The Cloud Bambies and Enterprise Applications
By “cloud bambies,” we mean people who believe that all enterprise workloads have already migrated to public clouds such as Amazon Web Services, Google Compute Engine, or Microsoft Azure, or that they will shortly do so. There are several times more virtual machines among VMware’s on-premises customer base than there are cloud images at Amazon and Microsoft Azure combined, so the idea that everything has already migrated to the cloud is ludicrous.
The more interesting question is “What will the rate of migration be, and what are the impediments to that migration?” The following factors are likely to heavily influence the rate at which enterprise applications migrate to public clouds:
- Security: At the most recent Gigaom Structure Conference, Amazon CTO Verner Vogels said, “If you care about the security of your data, store it at Amazon.” According to Urs Hölzle, Google’s VP of Infrastructure, “We have a security team that no one else could afford.” It is clear that the public cloud vendors have made tremendous strides when it comes to security. However, it also clear that for certain applications, with certain types of data, in certain industries, customers either have a strong preference for their data being on-premises, or they feel required by regulation to have their data on-premises.
- Availability Management: This is where live migration and vMotion come into play. From a customer’s perspective, live migration is a crucial tool that enables continuous availability, and continuous availability is a requirement for many stateful applications. It is also important to note that what Google has done with live migration does not go far enough. All Google has done is enable live migration as an option for Google to use during maintenance procedures. In other words, if Google wants to take down the host that your application is running on, then Google can use live migration to migrate your workload to another host. That is completely different from allowing customers to migrate their image to another host at their discretion.

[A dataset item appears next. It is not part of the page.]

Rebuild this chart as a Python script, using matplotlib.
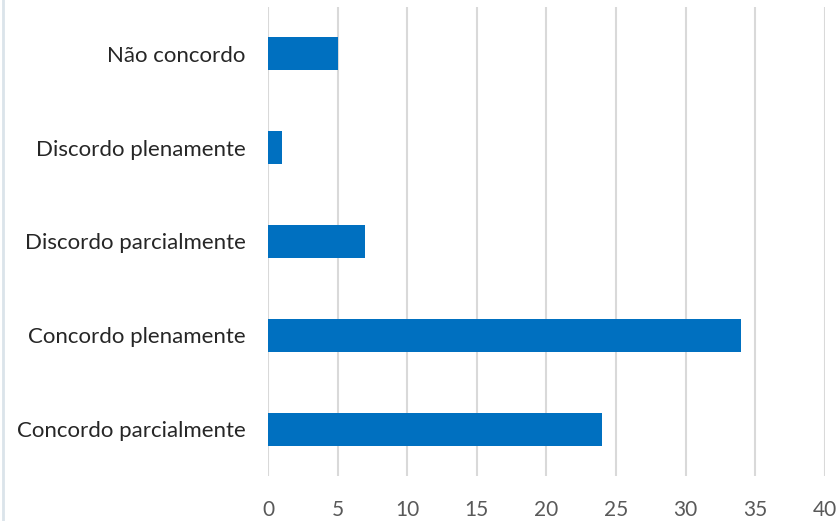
import matplotlib.pyplot as plt
from matplotlib.lines import Line2D

categories = ["Concordo parcialmente", "Concordo plenamente", "Discordo parcialmente",
              "Discordo plenamente", "Não concordo"]
values = [24, 34, 7, 1, 5]
x_ticks = [0, 5, 10, 15, 20, 25, 30, 35, 40]

plt.rcParams['font.family'] = ['Lato', 'DejaVu Sans']

fig = plt.figure(figsize=(8.39, 5.21), dpi=100)
ax = fig.add_axes([0.3194, 0.0864, 0.6639, 0.9002])

ax.barh(range(len(categories)), values, height=0.35, color="#0070C0", zorder=3)

ax.set_xlim(0, 40)
ax.set_ylim(-0.5, len(categories) - 0.5)
ax.set_xticks(x_ticks)
ax.set_xticklabels([str(t) for t in x_ticks], fontsize=15, color="#595959")
ax.set_yticks(range(len(categories)))
ax.set_yticklabels(categories, fontsize=16, color="#262626")
ax.tick_params(axis="both", length=0)
ax.tick_params(axis="x", pad=17)
ax.tick_params(axis="y", pad=16)

ax.grid(axis="x", color="#d9d9d9", linewidth=1.5, zorder=0)
for side in ["top", "right", "bottom", "left"]:
    ax.spines[side].set_visible(False)

# faint frame edge on the left
fig.add_artist(Line2D([0.004, 0.004], [0, 1], transform=fig.transFigure,
                      color="#dbe4ea", linewidth=2))

fig.savefig("out.png", dpi=100)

- Performance Management: This is an area in which the public cloud vendors have a long way to go. The problem is, quite frankly, one of opaqueness. If you want to see the kinds of problems that layers of opaqueness can create, go read the blog post up on VentureBeat in which the founder of Rap Genius outlines his travails. The cloud vendor is simply not forthcoming about what is really going on in the infrastructure supporting its customers’ applications. Amazon can publish all of the CloudWatch metrics that it wants to, but until customers can understand the fine-grained utilization of the physical compute, networking, and storage resources as well as the end-to-end latency of requests for work in the cloud, customers are simply not going to trust public clouds for response-time-sensitive applications. Customer-initiated live migration plays an important role here as well. When response time suffers in the public cloud, many customers assume that it is caused by resource contention on the part of a “noisy neighbor.” With a stateless application, they kill the affected instance and start a new one under the assumption that it will end up on a less-conflicted host. Giving customers the ability to live migrate images when their APM products detect a response-time slowdown would be a huge step in the right direction for public cloud vendors.
vSphere is the standard data center management software for most large enterprises. Enterprises rely on vMotion and the capabilities it enables to ensure the continuous availability and acceptable performance of business-critical stateful application systems. Those application systems are never going to get migrated to public clouds unless they can be managed in the same manner in which they are currently being managed on-premises. Cloud providers must implement live migration and make it and its enabled services available to customers in the same manner as is the case with vSphere if they wish to capture these workloads.